Does this make sense as a strategy: Let's say I own DDD, bought 100s at $40. I like the stock, don't want to part with it, think it'll see $100 some day. BUT, there's a ton of volatility with it and I figure I can profit from it using covered calls. So I go and SELL OTM Calls, 3 months out at a time. So, say August 60 calls. I SELL the Call, and pocket say $200 (making up a number, I don't know what it actually is). I'm pretty confident that DDD won't hit 60 by August, therefore I get to keep my stock AND pocket what I sold the Call for. Come August, DDD is at, say $58, so I go and sell a November $70 Call. Rinse and repeat every 3 months. I'm selling a call I'm confident that DDD won't reach and therefore be called away. And at some point, if they do get called, it'll be at a price point I'm making a good return on. Does this strategy make sense?
Gotta factor in tax events.
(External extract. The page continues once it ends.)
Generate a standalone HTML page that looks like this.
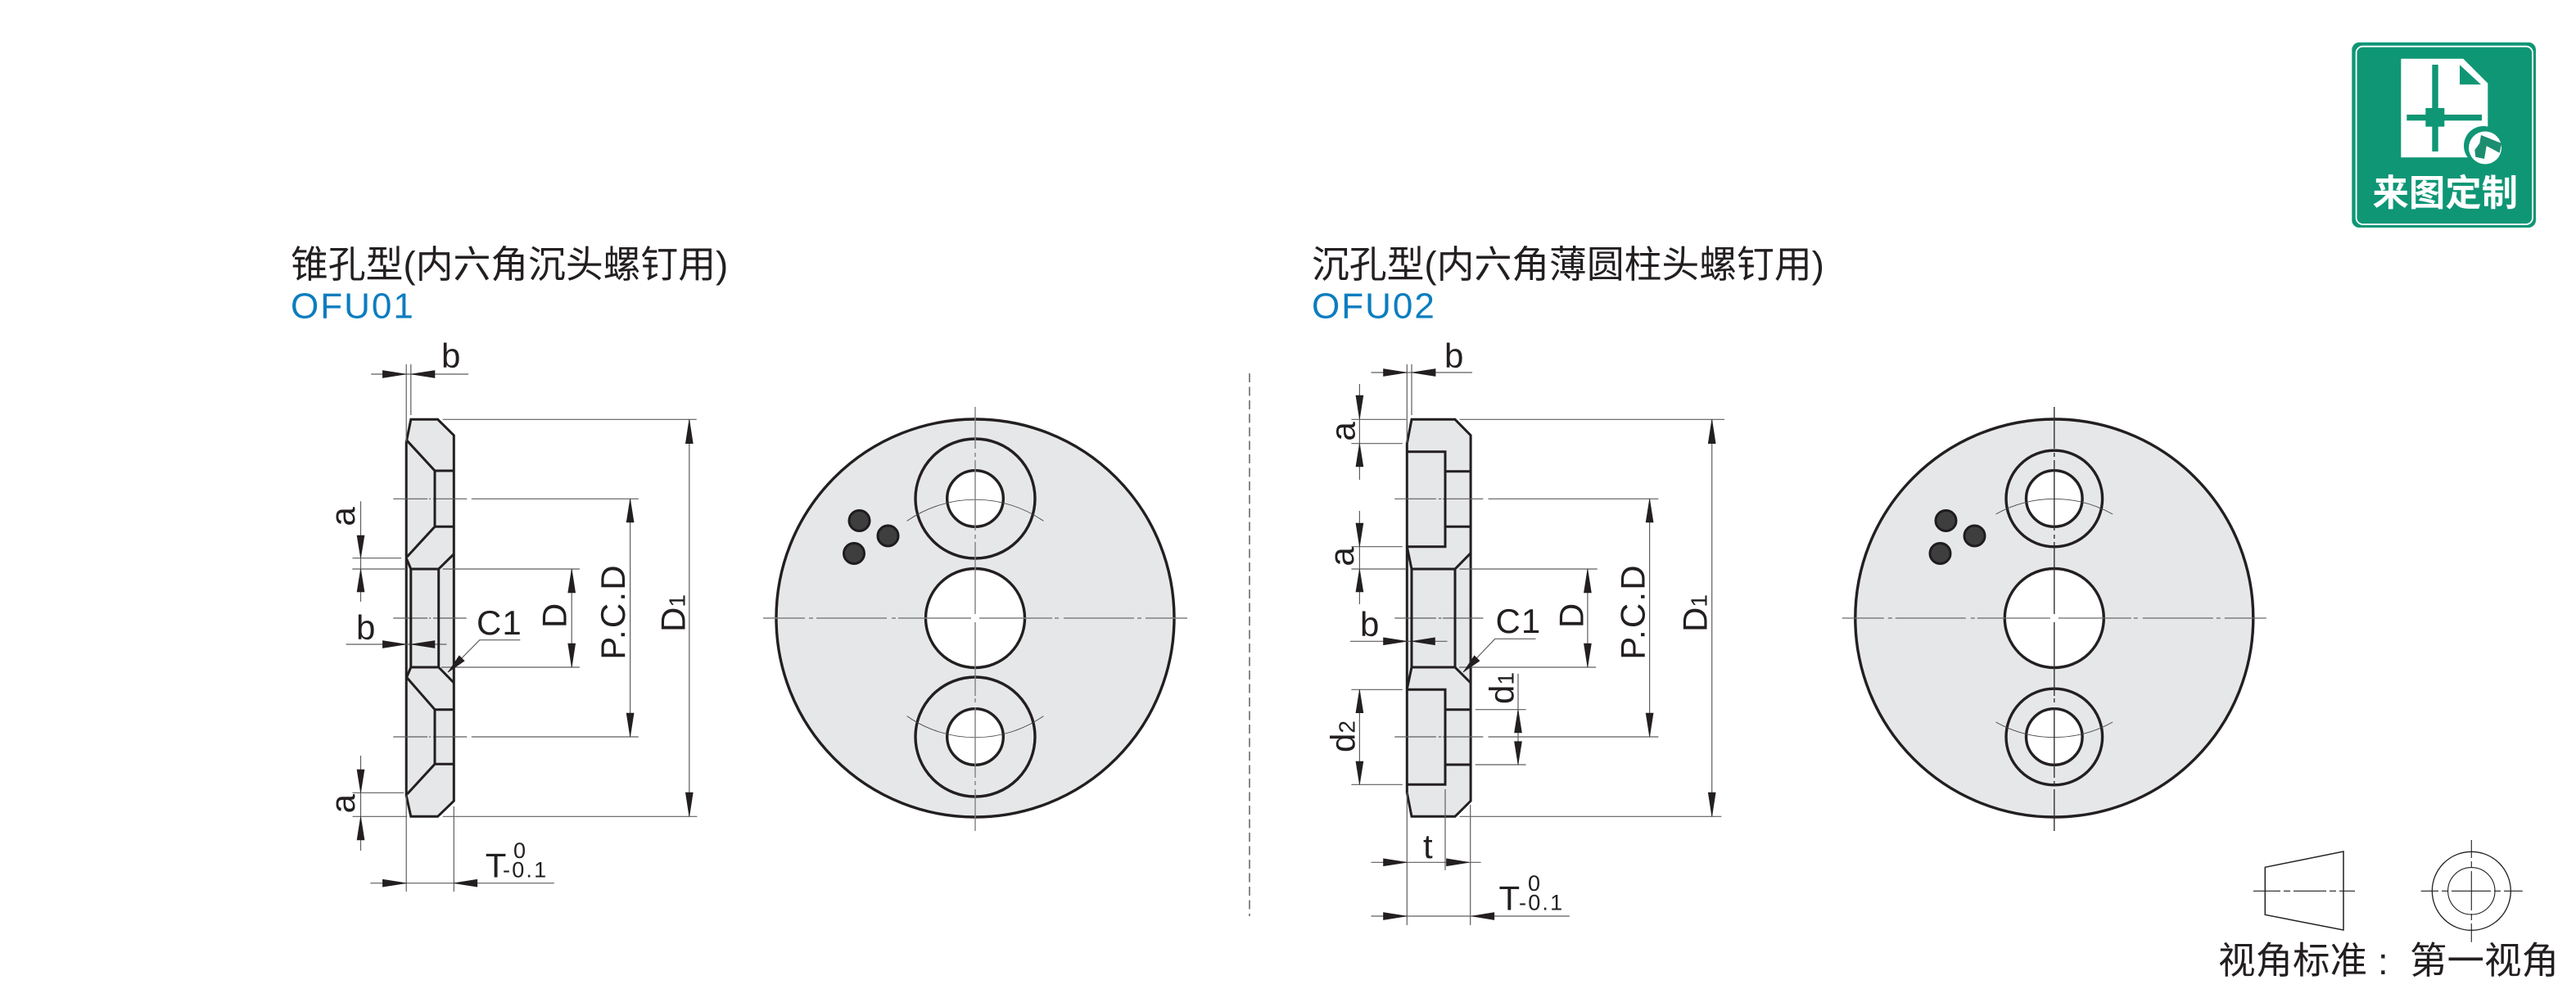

Say you don't want a cap gain that year, then you don't wana be in a position to be called away causing a sale or have to close an options position at a loss. But otherwise, yes, if you're going to own stock, you may as well sell a call too. The problem with this often is it limits your gains, but helps protect a limited downside. DDD specifically has no dividend yield so at least the covered call is generating 'something'. On the flip side, if DDD goes to $100 and your call is $60, you've lost $40 of upside and collecting only $100 premium for your 100 shares. Pros and cons.
Nobody cares where you bot the shares. It's at $54 and the $60s are $2.10 bid out to Aug. There are better methods by which to short vola, but short puts are fine.
Another way to do it is to buy protective puts. Say you are sitting on a healthy 5% or more gain. So you buy puts to protect your position at or slightly above the strike of your cost base, or equivalent, so you have no capital risk anymore for that duration, and just let DDD go as high as it can, and if it goes lower you're fully protected. Won't work if you are sitting in a loss immediately after entering a position. In that case, selling calls helps you slowly climb back out of a hole, if luck permits. Difference in philosophy is covered calls means limited possible gain but full downside loss of all invested capital. With protective puts initiated after sitting on capital gains already, you limit risk and allow uncapped upside. Different strokes for different folks though. Depends how nimble a trader you are at identifying price action on what to do.
Ah, okay. So let's say I've bought DDD at $40, and it's now at $54. You're saying buy the $40 put at this level to protect my gain?
This is not a recommendation. If it was me, and I purchased DDD at $40 and now its $53.97. I will probably go out to Jan16'15 $45 strike put for around $5/contract. In doing so I am fully protected from suffering any capital loss from my initial invested capital (initial capital is $4000 per 100 shares), and I allow full upside of DDD for that duration. If it goes lower than the $45 strike, my net net of exercising the $45 strike put gets me back at $40 cost of sale for the 100 shares, which means no gain no loss. On the other hand if I'm conservative, I could sell a call at $60 and collect around $4/contract. But doing so I fully risk all my invested capital of $4000 per 100 shares, and limited my gains. Ultimately you have to determine for yourself where you think price will go and depending on your style go with what you like. There is no right or wrong way to do it. It should be mentioned you can sell covered calls and also do protective puts too. If you time market and price really well, then yes, your scenario is correct, You can keep rolling covered calls higher and higher and capture yield without selling shares. But nobody is every that good. More often than not the market will gap past your strike and you are out of the game with limited gain.
It's a married put at $40. It doesn't protect your gain. It offers a stop at the strike (less premium).
The same reason why anyone makes a bullish bet with a call spread. You don't mean to tell people there are only some ways to make trades now are you? In the quote you quoted, there was no synthetic call spread. Just a synthetic call. The synthetic call spread will be in my latter post where I described doing a protective put and selling a call also. In any case, actually, the difference between doing a call spread and the situation he is in, is that he is now sitting on cap gains already. Which means the position he puts on is free. Someone who goes out and does a debit bull call spread spends money and risks that. He risks nothing relative to his initial capital. Further, OP seems to want to obtain yield by rolling calls, with a mildly bullish sentiment and expectation that DDD continues an upward trend.